Now back to the actual setting of the restrictions in the Microsoft parental controls.  They give you the option of limiting a device by actual time spent logged on, and also give you the option of blocking out whole sections of the day and night.  Personally, I use both, at the same time.  There are whole periods of time that my kid’s devices just don’t work.  Times that are just off limits, like after 8 pm, before 7 am, and during homework time blocks.  Then, on top of those restrictions, I limiting the actual amount of time logged on each day to about an hour and a half.  What this means is that even though my son is technically allowed to be playing Xbox between the hours of 9 am and 9 pm on Saturday, he is also only allowed to play for 90 min any day.  If he logs on at 9 am and doesn’t log off, he is locked out of his account at 10:30 am and not allowed back in until tomorrow.  Now I know he is not on Xbox or pc in the middle of the night, but I also know that while he can use the pc anytime during the day that he has time, he can’t lose the whole day to it.  One other thing of note is that while I use account controls on every device we use, I also use them on the router.  Therefore if he does make a fake account just to play longer, it still disconnects from the internet at 9 pm and doesn’t reconnect until after seven the next morning.  I will explain more about this at a later time.

The last thing I want to discuss regarding Microsoft parental controls and a family account is this:  It gives your child the option of pinging you to ask for more time.  If you follow the link you get when they do, it simply takes you to your family account, to the parental controls, and explains that if you want the kids to have more time, you can change their settings.  This is a feature that could be a bit handier.  There are several links in the email sent, in multiple time increments, but when I have wanted to grant more time, I have no proof that it works. Instead, I just go to the settings page.  Now it could be that the restrictions are waived for the amount of time listed in the link you click in the email, but I cannot prove this.  I have tested this several times, and while I am redirected to my account to adjust restriction settings every time, I do not have any verification that the amount of time I selected is granted.  I would say, if this feature works to grant extra time, it does not work reliably.  I have never considered this a major negative because it keeps me from giving in and granting extra time.  While giving in sometimes doesn’t hurt, it does build the response in your child that asking works, therefore asking every time should work every time.  I often get email spammed by my son several times in a short period, as since I have capitulated once or twice, he now thinks that if he bugs me enough, I will give in every time.  This is not a habit I would have fostered on purpose, so keep that in mind when and if you allow extra time upon request.

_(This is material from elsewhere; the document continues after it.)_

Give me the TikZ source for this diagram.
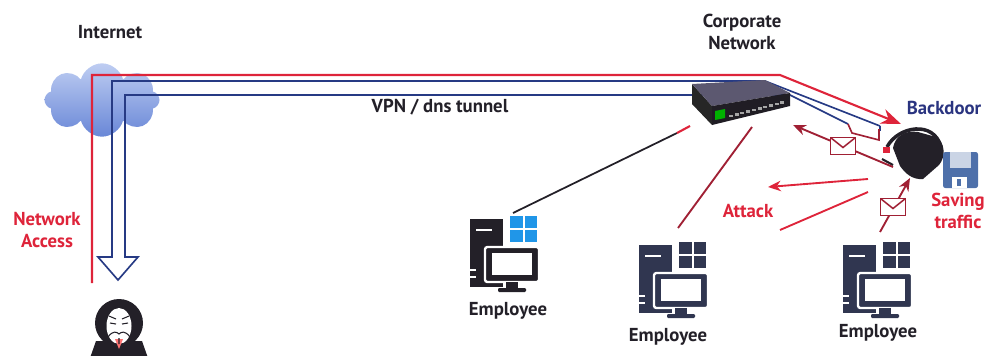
\documentclass[tikz,border=0pt]{standalone}
\usepackage{fontspec}
\setmainfont{PT Sans}
\usetikzlibrary{arrows.meta,shapes.symbols,positioning}

\definecolor{netred}{RGB}{222,36,58}
\definecolor{tunblue}{RGB}{38,58,132}
\definecolor{darkred}{RGB}{160,32,52}
\definecolor{inkdark}{RGB}{35,32,40}
\definecolor{pcnavy}{RGB}{48,54,80}
\definecolor{winblue}{RGB}{32,150,232}
\definecolor{bdblue}{RGB}{42,52,128}
\definecolor{cloudtop}{RGB}{190,205,242}
\definecolor{cloudbot}{RGB}{105,135,215}
\definecolor{floppy}{RGB}{78,112,170}
\definecolor{swtop}{RGB}{92,88,112}

\begin{document}
\begin{tikzpicture}[x=0.03cm,y=-0.03cm,
        pics/workstation/.style args={#1/#2}{code={
            \fill[#1] (0,4) rectangle (33,72);
            \draw[white,line width=2.4pt] (6,15) -- (22,15);
            \draw[white,line width=1.2pt] (0,55) -- (6,55) (0,62) -- (6,62);
            \fill[#1,draw=white,line width=2pt,rounded corners=2pt] (15,32) rectangle (69,67);
            \fill[white] (22,38) rectangle (62,60);
            \fill[#1] (36,67) rectangle (48,74);
            \fill[#1,rounded corners=1pt] (28,73) rectangle (56,77);
            \foreach \i/\j in {0/0,1/0,0/1,1/1}
                \fill[#2] (40+\i*14.5,1+\j*14) rectangle +(12.5,12);
        }},
        pics/envelope/.style={code={
            \draw[darkred,fill=white,line width=1.3pt] (-12.5,-8.5) rectangle (12.5,8.5);
            \draw[darkred,line width=1.3pt] (-12.5,-8.5) -- (0,1.5) -- (12.5,-8.5);
        }}]
        \tikzstyle{lbl}=[font=\bfseries\fontsize{16}{18.5}\selectfont,text=inkdark,align=center]
        \tikzstyle{redlbl}=[lbl,text=netred]
        \tikzstyle{redline}=[draw=netred,line width=1.8pt]
        \tikzstyle{tunnel}=[draw=tunblue,line width=1.4pt,line join=miter]
        \tikzstyle{attack}=[line width=1.6pt]
        \tikzstyle{arr}=[-{Stealth[length=11pt,width=9pt]}]

        \useasboundingbox (0,0) rectangle (988,355);

        % internet side
        \node[cloud,cloud puffs=8,aspect=1.6,minimum width=3.45cm,minimum height=2.2cm,
              top color=cloudtop,bottom color=cloudbot,draw=none] (cloud) at (102,100) {};
        \node[lbl] (inet) at (110,32) {Internet};
        \node[redlbl] (access) at (47,230) {Network\\Access};
        \node[lbl] (corp) at (742,32) {Corporate\\Network};
        \node[lbl] (vpn) at (440,107) {VPN / dns tunnel};
        \node[lbl,text=bdblue] (bdlbl) at (944,108) {Backdoor};
        \node[redlbl] (save) at (958,211) {Saving\\traffic};
        \node[redlbl] (atk) at (748,211) {Attack};

        \coordinate (na)   at (92,283);  % end of network access
        \coordinate (bdin) at (901,124);
        \coordinate (tunA) at (880,126);
        \coordinate (tunB) at (848,124);

        % tunnel lines
        \draw[redline,-{Stealth[length=17pt,width=13pt]}] (na) -- (92,75) -- (780,75) -- (bdin);
        \draw[tunnel] (tunA) -- (765,81) -- (112,81) -- (112,257) -- (98,257) -- (118,280)
                      -- (138,257) -- (125,257) -- (125,95) -- (790,95) -- (tunB);
        \draw[tunnel] (tunA) -- ++(0,5);
        \draw[draw=darkred,line width=1.4pt] (tunB) -- (852,133) -- (879,140) -- (879,129);

        % switch
        \coordinate (sw) at (740,100);
        \fill[black!85] (692,84) -- (712,106) -- (712,125) -- (692,104) -- cycle;
        \fill[swtop] (692,84) -- (765,80) -- (790,93) -- (712,106) -- cycle;
        \fill[inkdark!90!black] (712,106) -- (790,93) -- (790,106) -- (712,125) -- cycle;
        \fill[green!70!black] (715,111) -- (725,109) -- (725,118) -- (715,120) -- cycle;
        \foreach \t in {0,...,9}
            \fill[gray!70] (729+\t*5.7,114.5-\t*1.45) rectangle +(4,2.5);

        % hacker
        \coordinate (hk) at (119,323);
        \fill[inkdark] (90,358) -- (96,341) -- (142,341) -- (148,358) -- cycle;
        \fill[inkdark] (hk) circle (24);
        \fill[white] (119,326) ellipse (12.5 and 18);
        \fill[red!40!pink] (115,339) -- (123,339) -- (119,349) -- cycle;
        \draw[inkdark,line width=0.9pt]
              (109,316) -- (116,319) (122,319) -- (129,316)
              (110,323) -- (116,324) (122,324) -- (128,323)
              (108,337) .. controls (113,330) and (117,332) .. (119,334)
                        .. controls (121,332) and (125,330) .. (130,337)
              (119,338) -- (119,344);

        % employees
        \coordinate (P1) at (470,215);
        \coordinate (P2) at (639,241);
        \coordinate (P3) at (843,241);
        \pic at (P1) {workstation={inkdark/winblue}};
        \pic at (P2) {workstation={pcnavy/pcnavy}};
        \pic at (P3) {workstation={pcnavy/pcnavy}};
        \node[lbl] (E1) at (508,311) {Employee};
        \node[lbl] (E2) at (668,337) {Employee};
        \node[lbl] (E3) at (878,333) {Employee};

        % backdoor and disk
        \node[minimum size=1.5cm] (bd) at (918,155) {};
        \fill[inkdark] (893,148) .. controls (895,136) and (905,130) .. (918,132) -- (936,137)
              .. controls (945,142) and (946,157) .. (939,165) -- (923,179)
              .. controls (912,180) and (905,173) .. (900,166) -- cycle;
        \draw[inkdark,line width=3pt] (887,147) .. controls (898,126) and (934,120) .. (941,147);
        \fill[netred] (883,147) rectangle (890,153);
        \node (disk) at (960,170) {};
        \fill[floppy,rounded corners=2pt] (943,152) rectangle (978,188);
        \fill[white!70!floppy] (950,152) rectangle (971,168);
        \fill[white] (952,177) rectangle (967,188);
        \fill[floppy] (957,179) rectangle (961,186);

        % wires from the employees
        \coordinate (w1) at (513,213);
        \coordinate (s1) at (677,133);
        \draw[inkdark,line width=1.5pt] (w1) -- (s1);
        \draw[netred,line width=1.8pt] (s1) -- (690,126);
        \coordinate (w2) at (678,228);
        \draw[darkred,line width=1.6pt] (w2) -- (752,127);

        % traffic out of the backdoor
        \coordinate (o1) at (893,167);
        \coordinate (o2) at (868,179);
        \coordinate (o3) at (868,192);
        \coordinate (w3) at (880,232);
        \draw[inkdark,line width=1.8pt] (882,159) -- (893,165);
        \draw[attack,darkred,arr] (o1) -- (793,125);
        \draw[attack,netred,arr] (o2) -- (768,187);
        \draw[attack,netred] (o3) -- (780,230);
        \draw[attack,darkred,arr] (w3) -- (910,178);
        \pic at (843,146) {envelope};
        \pic at (893,207) {envelope};
\end{tikzpicture}
\end{document}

I understand that this just bearly scratches the surface of parental controls on Microsoft. However, it is a good place for you to start and if you need more information, or are interested in learning more about Windows 10, the resource I use is an e-book named Windows 10 Field Guide written and continually updated by Paul Thurrott who does a wonderful job.  It is available here: leanpub.com/windows10fieldguide

Remember to parent on purpose, with kindness and love, and while your work may not appear to have the effect you want, don’t give up.  It is ok to adjust your technique as situations dictate but always parent your way, with thought and purpose.  Your kids will thank you in the end.